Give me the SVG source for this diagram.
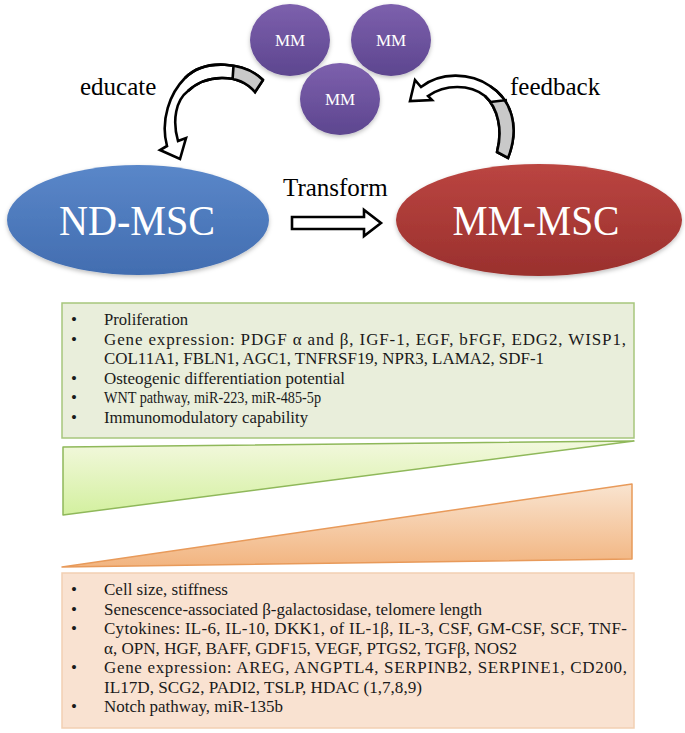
<svg xmlns="http://www.w3.org/2000/svg" width="685" height="733" viewBox="0 0 685 733">
<defs>
<style>
.serif{font-family:"Liberation Serif","Times New Roman",serif}
.lbl{font-size:25px;fill:#000}
.w{fill:#fff}
.ln{font-size:17px;fill:#1a1a1a}
.ribbon{fill:#fff;stroke:#000;stroke-width:2.6;stroke-linejoin:miter}
.ribbonfill{fill:#c9c9c9;stroke:none}
.ribbonline{fill:none;stroke:#000;stroke-width:2.6;stroke-linejoin:miter}
</style>
<linearGradient id="gMM" x1="0" y1="0" x2="0" y2="1">
<stop offset="0" stop-color="#7d60ad"/><stop offset="1" stop-color="#5d468f"/>
</linearGradient>
<linearGradient id="gND" x1="0" y1="0" x2="0" y2="1">
<stop offset="0" stop-color="#5a87c9"/><stop offset="1" stop-color="#426db0"/>
</linearGradient>
<linearGradient id="gMS" x1="0" y1="0" x2="0" y2="1">
<stop offset="0" stop-color="#bb4541"/><stop offset="1" stop-color="#9a302d"/>
</linearGradient>
<linearGradient id="gGT" x1="0" y1="0" x2="0" y2="1">
<stop offset="0" stop-color="#f3f8de"/><stop offset="1" stop-color="#d3f09f"/>
</linearGradient>
<linearGradient id="gOT" x1="0" y1="0" x2="0" y2="1">
<stop offset="0" stop-color="#f9e4d0"/><stop offset="1" stop-color="#f2b47f"/>
</linearGradient>
<filter id="sh" x="-10%" y="-10%" width="120%" height="130%">
<feDropShadow dx="0" dy="2" stdDeviation="2" flood-color="#000" flood-opacity="0.25"/>
</filter>
<clipPath id="cEd"><polygon points="233.5,50 280,50 280,105 232.6,105"/></clipPath>
<clipPath id="cFb"><polygon points="480,102 530,98 530,170 480,170"/></clipPath>
</defs>
<rect width="685" height="733" fill="#fff"/>

<g id="mm1">
<ellipse cx="290" cy="40" rx="40" ry="36" fill="url(#gMM)" filter="url(#sh)"/>
<text class="serif w" x="290" y="46" font-size="17" text-anchor="middle">MM</text>
</g>
<g id="mm2">
<ellipse cx="391" cy="40" rx="40" ry="36" fill="url(#gMM)" filter="url(#sh)"/>
<text class="serif w" x="391" y="46" font-size="17" text-anchor="middle">MM</text>
</g>
<g id="mm3">
<ellipse cx="340" cy="99" rx="40" ry="36" fill="url(#gMM)" filter="url(#sh)"/>
<text class="serif w" x="340" y="105" font-size="17" text-anchor="middle">MM</text>
</g>

<g id="nd-msc">
<ellipse cx="138" cy="220" rx="131" ry="55" fill="url(#gND)" filter="url(#sh)"/>
<text class="serif w" x="137" y="235" font-size="42" text-anchor="middle" textLength="156" lengthAdjust="spacingAndGlyphs">ND-MSC</text>
</g>
<g id="mm-msc">
<ellipse cx="539" cy="220" rx="143" ry="56" fill="url(#gMS)" filter="url(#sh)"/>
<text class="serif w" x="536" y="235" font-size="42" text-anchor="middle" textLength="167" lengthAdjust="spacingAndGlyphs">MM-MSC</text>
</g>

<g id="connectors">
<g id="educate">
<path class="ribbon" d="M 263 80 C 245 62, 205 58, 185 78 C 170 93, 160 120, 167 146 L 160 150 L 180 159 L 186 138 L 178 141 C 172 120, 176 100, 188 91 C 205 75, 238 72, 255 92 Z"/>
<path class="ribbonfill" clip-path="url(#cEd)" d="M 263 80 C 245 62, 205 58, 185 78 L 188 91 C 205 75, 238 72, 255 92 Z"/>
<path class="ribbonline" d="M 263 80 C 245 62, 205 58, 185 78 M 188 91 C 205 75, 238 72, 255 92 L 263 80 M 233.5 65.8 L 232.6 79"/>
<text class="serif lbl" x="80" y="95">educate</text>
</g>
<g id="feedback">
<path class="ribbon" d="M 497 152 L 508 158 C 520 128, 512 100, 490 86 C 470 72, 440 72, 421 87 L 415 80 L 410 101 L 432 100 L 428 96 C 445 84, 470 84, 485 96 C 498 108, 503 130, 497 152 Z"/>
<path class="ribbonfill" clip-path="url(#cFb)" d="M 497 152 L 508 158 C 520 128, 512 100, 490 86 L 485 96 C 498 108, 503 130, 497 152 Z"/>
<path class="ribbonline" d="M 497 152 L 508 158 C 520 128, 512 100, 490 86 M 485 96 C 498 108, 503 130, 497 152 M 490.3 102 L 507 100"/>
<text class="serif lbl" x="510" y="95">feedback</text>
</g>
<g id="transform">
<path class="ribbon" d="M 292 217 L 364 217 L 364 210 L 381 223 L 364 236 L 364 229 L 292 229 Z"/>
<text class="serif lbl" x="283" y="196">Transform</text>
</g>
</g>

<g id="box-nd">
<rect x="62" y="303" width="572" height="135" fill="#e9eedb" stroke="#a7c67c" stroke-width="1.5"/>
<g class="serif ln">
<text x="71" y="325">•</text><text x="104" y="325" textLength="84" lengthAdjust="spacingAndGlyphs">Proliferation</text>
<text x="71" y="344.5">•</text><text x="104" y="344.5" textLength="522" lengthAdjust="spacing">Gene expression: PDGF α and β, IGF-1, EGF, bFGF, EDG2, WISP1,</text>
<text x="104" y="364" textLength="440" lengthAdjust="spacingAndGlyphs">COL11A1, FBLN1, AGC1, TNFRSF19, NPR3, LAMA2, SDF-1</text>
<text x="71" y="383.5">•</text><text x="104" y="383.5" textLength="241" lengthAdjust="spacingAndGlyphs">Osteogenic differentiation  potential</text>
<text x="71" y="403">•</text><text x="104" y="403" textLength="217" lengthAdjust="spacingAndGlyphs">WNT pathway, miR-223, miR-485-5p</text>
<text x="71" y="422.5">•</text><text x="104" y="422.5" textLength="204" lengthAdjust="spacingAndGlyphs">Immunomodulatory  capability</text>
</g>
</g>

<g id="wedge-green">
<polygon points="63,447 634,441 63,515" fill="url(#gGT)" stroke="#8fb85a" stroke-width="1.5" stroke-linejoin="round"/>
</g>
<g id="wedge-orange">
<polygon points="62,567 632,484 632,559" fill="url(#gOT)" stroke="#e89a5a" stroke-width="1.5" stroke-linejoin="round"/>
</g>

<g id="box-mm">
<rect x="62" y="573" width="572" height="155" fill="#f9e2d1" stroke="#f2cfb2" stroke-width="1.5"/>
<g class="serif ln">
<text x="71" y="595">•</text><text x="104" y="595" textLength="124" lengthAdjust="spacingAndGlyphs">Cell size, stiffness</text>
<text x="71" y="614.5">•</text><text x="104" y="614.5" textLength="378" lengthAdjust="spacingAndGlyphs">Senescence-associated  β-galactosidase,  telomere  length</text>
<text x="71" y="634">•</text><text x="104" y="634" textLength="523" lengthAdjust="spacing">Cytokines: IL-6, IL-10, DKK1, of IL-1β, IL-3, CSF, GM-CSF, SCF,  TNF-</text>
<text x="104" y="653.5" textLength="413" lengthAdjust="spacingAndGlyphs">α, OPN, HGF, BAFF, GDF15, VEGF, PTGS2, TGFβ, NOS2</text>
<text x="71" y="673">•</text><text x="104" y="673" textLength="523" lengthAdjust="spacing">Gene expression: AREG, ANGPTL4, SERPINB2, SERPINE1, CD200,</text>
<text x="104" y="692.5" textLength="318" lengthAdjust="spacingAndGlyphs">IL17D, SCG2, PADI2, TSLP, HDAC (1,7,8,9)</text>
<text x="71" y="712">•</text><text x="104" y="712" textLength="179" lengthAdjust="spacingAndGlyphs">Notch pathway, miR-135b</text>
</g>
</g>
</svg>
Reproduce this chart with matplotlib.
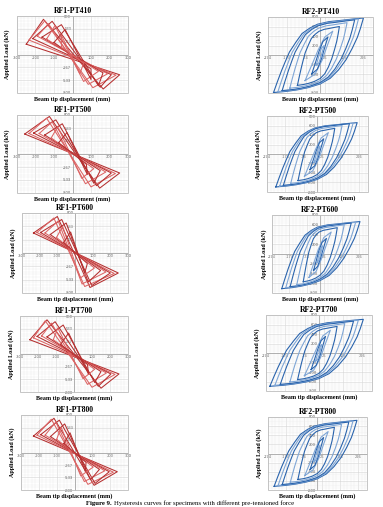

━━━━━━━━━━━━━━━━

▶ [Task requirements] Each record must be quoted in full and exactly. Do not include the pictures.

▶ [Solution to this problem]
Give me the SVG source for this diagram.
<svg xmlns="http://www.w3.org/2000/svg" width="685" height="733" viewBox="0 0 685 733">
<defs>
<style>
.serif{font-family:"Liberation Serif","Times New Roman",serif}
.lbl{font-size:25px;fill:#000}
.w{fill:#fff}
.ln{font-size:17px;fill:#1a1a1a}
.ribbon{fill:#fff;stroke:#000;stroke-width:2.6;stroke-linejoin:miter}
.ribbonfill{fill:#c9c9c9;stroke:none}
.ribbonline{fill:none;stroke:#000;stroke-width:2.6;stroke-linejoin:miter}
</style>
<linearGradient id="gMM" x1="0" y1="0" x2="0" y2="1">
<stop offset="0" stop-color="#7d60ad"/><stop offset="1" stop-color="#5d468f"/>
</linearGradient>
<linearGradient id="gND" x1="0" y1="0" x2="0" y2="1">
<stop offset="0" stop-color="#5a87c9"/><stop offset="1" stop-color="#426db0"/>
</linearGradient>
<linearGradient id="gMS" x1="0" y1="0" x2="0" y2="1">
<stop offset="0" stop-color="#bb4541"/><stop offset="1" stop-color="#9a302d"/>
</linearGradient>
<linearGradient id="gGT" x1="0" y1="0" x2="0" y2="1">
<stop offset="0" stop-color="#f3f8de"/><stop offset="1" stop-color="#d3f09f"/>
</linearGradient>
<linearGradient id="gOT" x1="0" y1="0" x2="0" y2="1">
<stop offset="0" stop-color="#f9e4d0"/><stop offset="1" stop-color="#f2b47f"/>
</linearGradient>
<filter id="sh" x="-10%" y="-10%" width="120%" height="130%">
<feDropShadow dx="0" dy="2" stdDeviation="2" flood-color="#000" flood-opacity="0.25"/>
</filter>
<clipPath id="cEd"><polygon points="233.5,50 280,50 280,105 232.6,105"/></clipPath>
<clipPath id="cFb"><polygon points="480,102 530,98 530,170 480,170"/></clipPath>
</defs>
<rect width="685" height="733" fill="#fff"/>

<g id="mm1">
<ellipse cx="290" cy="40" rx="40" ry="36" fill="url(#gMM)" filter="url(#sh)"/>
<text class="serif w" x="290" y="46" font-size="17" text-anchor="middle">MM</text>
</g>
<g id="mm2">
<ellipse cx="391" cy="40" rx="40" ry="36" fill="url(#gMM)" filter="url(#sh)"/>
<text class="serif w" x="391" y="46" font-size="17" text-anchor="middle">MM</text>
</g>
<g id="mm3">
<ellipse cx="340" cy="99" rx="40" ry="36" fill="url(#gMM)" filter="url(#sh)"/>
<text class="serif w" x="340" y="105" font-size="17" text-anchor="middle">MM</text>
</g>

<g id="nd-msc">
<ellipse cx="138" cy="220" rx="131" ry="55" fill="url(#gND)" filter="url(#sh)"/>
<text class="serif w" x="137" y="235" font-size="42" text-anchor="middle" textLength="156" lengthAdjust="spacingAndGlyphs">ND-MSC</text>
</g>
<g id="mm-msc">
<ellipse cx="539" cy="220" rx="143" ry="56" fill="url(#gMS)" filter="url(#sh)"/>
<text class="serif w" x="536" y="235" font-size="42" text-anchor="middle" textLength="167" lengthAdjust="spacingAndGlyphs">MM-MSC</text>
</g>

<g id="connectors">
<g id="educate">
<path class="ribbon" d="M 263 80 C 245 62, 205 58, 185 78 C 170 93, 160 120, 167 146 L 160 150 L 180 159 L 186 138 L 178 141 C 172 120, 176 100, 188 91 C 205 75, 238 72, 255 92 Z"/>
<path class="ribbonfill" clip-path="url(#cEd)" d="M 263 80 C 245 62, 205 58, 185 78 L 188 91 C 205 75, 238 72, 255 92 Z"/>
<path class="ribbonline" d="M 263 80 C 245 62, 205 58, 185 78 M 188 91 C 205 75, 238 72, 255 92 L 263 80 M 233.5 65.8 L 232.6 79"/>
<text class="serif lbl" x="80" y="95">educate</text>
</g>
<g id="feedback">
<path class="ribbon" d="M 497 152 L 508 158 C 520 128, 512 100, 490 86 C 470 72, 440 72, 421 87 L 415 80 L 410 101 L 432 100 L 428 96 C 445 84, 470 84, 485 96 C 498 108, 503 130, 497 152 Z"/>
<path class="ribbonfill" clip-path="url(#cFb)" d="M 497 152 L 508 158 C 520 128, 512 100, 490 86 L 485 96 C 498 108, 503 130, 497 152 Z"/>
<path class="ribbonline" d="M 497 152 L 508 158 C 520 128, 512 100, 490 86 M 485 96 C 498 108, 503 130, 497 152 M 490.3 102 L 507 100"/>
<text class="serif lbl" x="510" y="95">feedback</text>
</g>
<g id="transform">
<path class="ribbon" d="M 292 217 L 364 217 L 364 210 L 381 223 L 364 236 L 364 229 L 292 229 Z"/>
<text class="serif lbl" x="283" y="196">Transform</text>
</g>
</g>

<g id="box-nd">
<rect x="62" y="303" width="572" height="135" fill="#e9eedb" stroke="#a7c67c" stroke-width="1.5"/>
<g class="serif ln">
<text x="71" y="325">•</text><text x="104" y="325" textLength="84" lengthAdjust="spacingAndGlyphs">Proliferation</text>
<text x="71" y="344.5">•</text><text x="104" y="344.5" textLength="522" lengthAdjust="spacing">Gene expression: PDGF α and β, IGF-1, EGF, bFGF, EDG2, WISP1,</text>
<text x="104" y="364" textLength="440" lengthAdjust="spacingAndGlyphs">COL11A1, FBLN1, AGC1, TNFRSF19, NPR3, LAMA2, SDF-1</text>
<text x="71" y="383.5">•</text><text x="104" y="383.5" textLength="241" lengthAdjust="spacingAndGlyphs">Osteogenic differentiation  potential</text>
<text x="71" y="403">•</text><text x="104" y="403" textLength="217" lengthAdjust="spacingAndGlyphs">WNT pathway, miR-223, miR-485-5p</text>
<text x="71" y="422.5">•</text><text x="104" y="422.5" textLength="204" lengthAdjust="spacingAndGlyphs">Immunomodulatory  capability</text>
</g>
</g>

<g id="wedge-green">
<polygon points="63,447 634,441 63,515" fill="url(#gGT)" stroke="#8fb85a" stroke-width="1.5" stroke-linejoin="round"/>
</g>
<g id="wedge-orange">
<polygon points="62,567 632,484 632,559" fill="url(#gOT)" stroke="#e89a5a" stroke-width="1.5" stroke-linejoin="round"/>
</g>

<g id="box-mm">
<rect x="62" y="573" width="572" height="155" fill="#f9e2d1" stroke="#f2cfb2" stroke-width="1.5"/>
<g class="serif ln">
<text x="71" y="595">•</text><text x="104" y="595" textLength="124" lengthAdjust="spacingAndGlyphs">Cell size, stiffness</text>
<text x="71" y="614.5">•</text><text x="104" y="614.5" textLength="378" lengthAdjust="spacingAndGlyphs">Senescence-associated  β-galactosidase,  telomere  length</text>
<text x="71" y="634">•</text><text x="104" y="634" textLength="523" lengthAdjust="spacing">Cytokines: IL-6, IL-10, DKK1, of IL-1β, IL-3, CSF, GM-CSF, SCF,  TNF-</text>
<text x="104" y="653.5" textLength="413" lengthAdjust="spacingAndGlyphs">α, OPN, HGF, BAFF, GDF15, VEGF, PTGS2, TGFβ, NOS2</text>
<text x="71" y="673">•</text><text x="104" y="673" textLength="523" lengthAdjust="spacing">Gene expression: AREG, ANGPTL4, SERPINB2, SERPINE1, CD200,</text>
<text x="104" y="692.5" textLength="318" lengthAdjust="spacingAndGlyphs">IL17D, SCG2, PADI2, TSLP, HDAC (1,7,8,9)</text>
<text x="71" y="712">•</text><text x="104" y="712" textLength="179" lengthAdjust="spacingAndGlyphs">Notch pathway, miR-135b</text>
</g>
</g>
</svg>
Reproduce this chart with matplotlib.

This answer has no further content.